In 1998, three months passed between the time that Congress received the Starr report and the day that Mr. Clinton was impeached. This year, the House impeached Mr. Trump just over two weeks after the Intelligence Committee released its report. 

Senate trial

In 1998, several witnesses were called, including Lewinsky. They were interviewed by the House impeachment managers, and the videos were played during the Senate trial.

It remains to be seen whether Trump's trial will include witnesses. 
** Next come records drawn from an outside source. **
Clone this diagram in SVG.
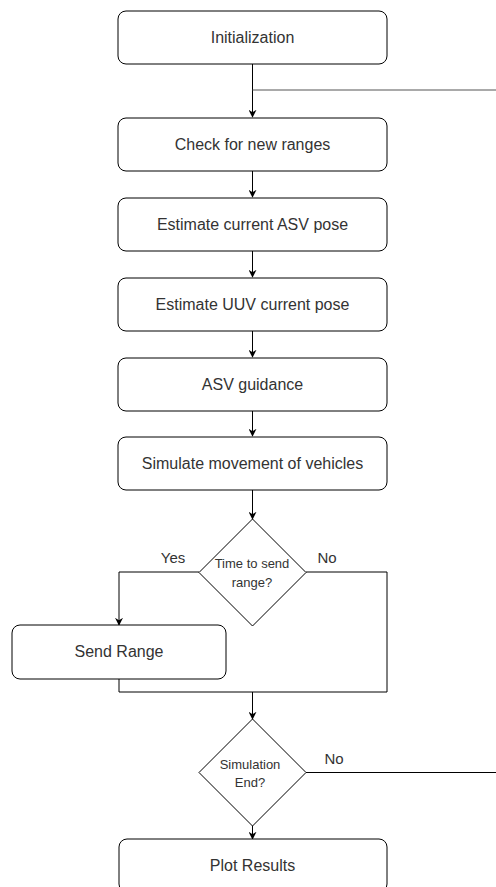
<svg xmlns="http://www.w3.org/2000/svg" width="496" height="887" viewBox="0 0 496 887">
<style>
.box{fill:#fff;stroke:#000;stroke-width:1}
.t{font-family:"Liberation Sans",Arial,sans-serif;font-size:16px;fill:#333;text-anchor:middle;dominant-baseline:central}
.s{font-size:13px}
.l{font-size:15px}
.c{fill:none;stroke:#000;stroke-width:1}
</style>
<defs>
<marker id="a" viewBox="0 0 10 10" refX="9" refY="5" markerWidth="8" markerHeight="8" markerUnits="userSpaceOnUse" orient="auto">
<path d="M0,0 L10,5 L0,10 L3,5 Z" fill="#000"/>
</marker>
</defs>
<rect width="496" height="887" fill="#fff"/>
<g id="connectors">
<path class="c" d="M252.5,64 V117" marker-end="url(#a)"/>
<path class="c" style="stroke:#555" d="M252.5,90 H496"/>
<path class="c" d="M252.5,171 V197" marker-end="url(#a)"/>
<path class="c" d="M252.5,251 V277" marker-end="url(#a)"/>
<path class="c" d="M252.5,331 V357" marker-end="url(#a)"/>
<path class="c" d="M252.5,411 V436" marker-end="url(#a)"/>
<path class="c" d="M252.5,490 V519" marker-end="url(#a)"/>
<path class="c" d="M199,572 H119 V625" marker-end="url(#a)"/>
<path class="c" d="M306,572 H387 V692 H119 V679"/>
<path class="c" d="M252.5,692 V719" marker-end="url(#a)"/>
<path class="c" d="M306,772.5 H496"/>
<path class="c" d="M252.5,826 V839" marker-end="url(#a)"/>
<text class="t l" x="173" y="557">Yes</text>
<text class="t l" x="327" y="557">No</text>
<text class="t l" x="334" y="758">No</text>
</g>
<g id="n1"><rect class="box" x="118" y="11" width="269" height="53" rx="8"/><text class="t" x="252.5" y="37.5">Initialization</text></g>
<g id="n2"><rect class="box" x="118" y="118" width="269" height="53" rx="8"/><text class="t" x="252.5" y="144.5">Check for new ranges</text></g>
<g id="n3"><rect class="box" x="118" y="198" width="269" height="53" rx="8"/><text class="t" x="252.5" y="224.5">Estimate current ASV pose</text></g>
<g id="n4"><rect class="box" x="118" y="278" width="269" height="53" rx="8"/><text class="t" x="252.5" y="304.5">Estimate UUV current pose</text></g>
<g id="n5"><rect class="box" x="118" y="358" width="269" height="53" rx="8"/><text class="t" x="252.5" y="384.5">ASV guidance</text></g>
<g id="n6"><rect class="box" x="118" y="437" width="269" height="53" rx="8"/><text class="t" x="252.5" y="463.5">Simulate movement of vehicles</text></g>
<g id="d1"><path class="box" d="M252.5,519 L306,572.5 L252.5,626 L199,572.5 Z"/><text class="t s" x="252" y="563">Time to send</text><text class="t s" x="252" y="582">range?</text></g>
<g id="n7"><rect class="box" x="12" y="625" width="214" height="54" rx="8"/><text class="t" x="119" y="651.5">Send Range</text></g>
<g id="d2"><path class="box" d="M252.5,719 L306,772.5 L252.5,826 L199,772.5 Z"/><text class="t s" x="250" y="764">Simulation</text><text class="t s" x="250" y="782">End?</text></g>
<g id="n8"><rect class="box" x="119" y="839" width="268" height="53" rx="8"/><text class="t" x="252.5" y="865">Plot Results</text></g>
</svg>
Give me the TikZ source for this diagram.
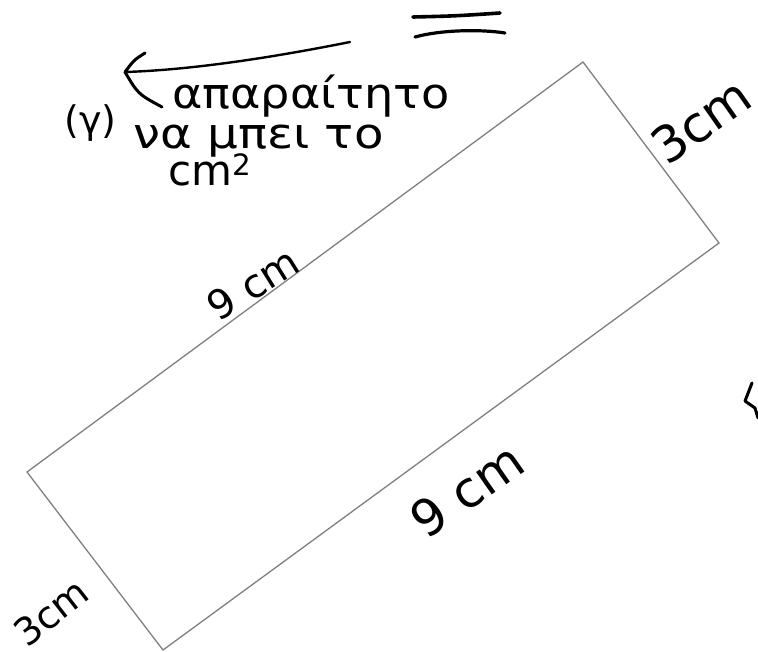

Mr. Trump has expressed interest in more testimony (even though his decision to block evidence and witnesses in the House is part of the reason for his impeachment), but he also said he'll leave that decision up to McConnell. And the Senate majority leader has indicated that he favors a quick, witness-free trial. 

Political impact

Unlike Mr. Trump, Mr. Clinton was impeached while serving his second term. The impeachment could impact his chances of winning a second term.

"He will now run as the very first president ever to be impeached and then go out on the campaign trail and run for reelection," said Margaret Brennan, the moderator of "Face the Nation" on CBS News. "We don't know if there's ultimately a political cost to him on that level. But today, it certainly hurts."